Cade’s head whipped around. “What? Fucking asshole. You should have told me.”
“Why? He’s entitled to his opinion, even if it’s a stupid one. Forget about it.” I set the two take-out cups on the bar. “There.”
With a nod of thanks, Cade took them. “If he ever says any shit like that to you again, you tell me.”
I gave him a placatory “of course” smile, but the narrow-eyed look he shot me called me a liar. Still, he left without commenting. That was when I felt Sarah watching me closely. As I rounded the bar, I asked, “What?”
“You got all flustered just now,” she said quietly. “Cade didn’t notice; he was too busy eye-fucking those women. What is it about Blake Mercier that makes you all flustered?”
I hesitated, unsure how to explain. “Let’s just say he’s intimidatingly good-looking.”
“So? Good-looking guys approach you all the time. You don’t blush or anything.”
I bit my lip. “There might have been a little of that chemistry you like to talk about.”
Sarah’s eyes lit up. “How much exactly?”
“God, Sarah, I think I heard a choir of angels.”
She laughed. “Damn, this is precious. So are you planning to do anything about it?”
“Considering he talked about me like I was a piece of shit on his shoe and would probably rather lick the floor than touch me, no.”
“What do you mean?”
“Turns out that Libby filled his head with crap. I’m not only a crackhead, I apparently also once slit my wrists for attention.”
Sarah gawked. “That bitch’s evil streak has no end.” She sighed. “Well, fuck her and fuck him.”
My thoughts exactly.
After my shift was over, I headed straight home. My apartment building wasn’t far from the bar. It wasn’t anyone’s definition of nice—not with the graffiti, crumbling bricks, and dirt-streaked stairwells. Still, the apartment itself was okay. It was small, sure, but there were no stains on the walls, no grimy windows, no threadbare carpets, and no cracks in the ceiling. My neighbors weren’t so bad, either. My landlord was the male equivalent of a crazy cat lady, but he didn’t bother me much.
Still, Sarah regularly suggested that I move in with her, since her building was safer, but I couldn’t live with someone who seemed to collect clutter. Writers were often stereotyped as messy. I wasn’t one of those people. Not that I could claim to be organized. When it came to writing, I was on the ball. But when it came to remembering events, keeping appointments, or even noticing that it was time to eat, I was utterly useless. Honestly, my memory was so atrocious I could arrange my own surprise party.
After I’d eaten dinner and changed into my sweats, I settled on the plush sofa with my laptop and logged into the email account I’d set up specifically for my penname, enjoying the tick of the computer keys. There were a number of emails from people who’d read my books, which made me smile.
I’d never decided that I was going to be a writer. Didn’t have a sense of destiny or a craving for acknowledgement. But I had a drive to create, and I couldn’t ignore it.

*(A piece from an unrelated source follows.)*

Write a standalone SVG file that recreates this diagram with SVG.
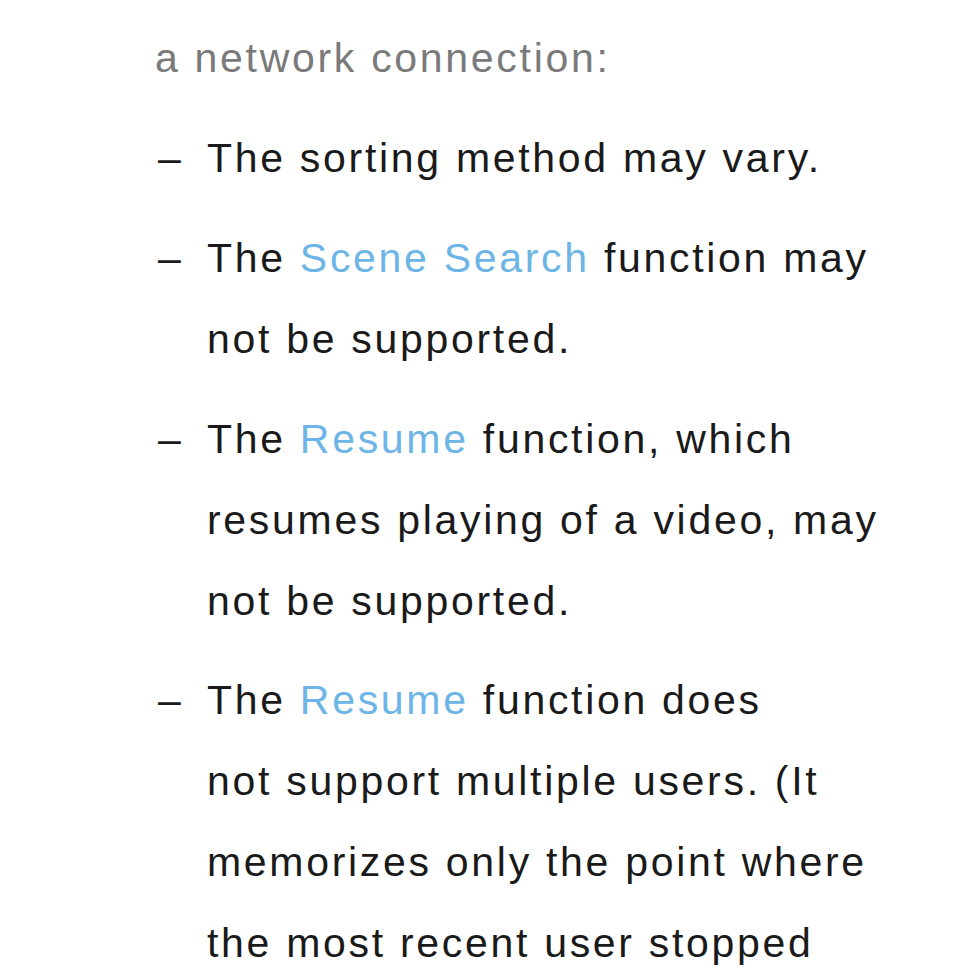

Didn’t want to. Writing was as therapeutic for me as it was fun. Going even a single day without writing could make me restless.
For me, it didn’t feel like “work.” Not that it was easy. No, it was challenging and exhausting, but that was part of why I loved it.
It was a solitary job, but that didn’t bother me. I wasn’t a person who required social interaction. I never got lonely and didn’t draw energy from being near others, which Sarah thought was awesome, since she couldn’t cope with her own company for very long.
Relaxed, I went through the emails one at a time, warmed by the positive comments. One reader in particular, John Smith, raved about my books before begging me to click on a link that would take me to a review he’d written. Ordinarily, I didn’t like clicking on links that were included in emails, but this person had taken the time to write a review; the least I could do was read it.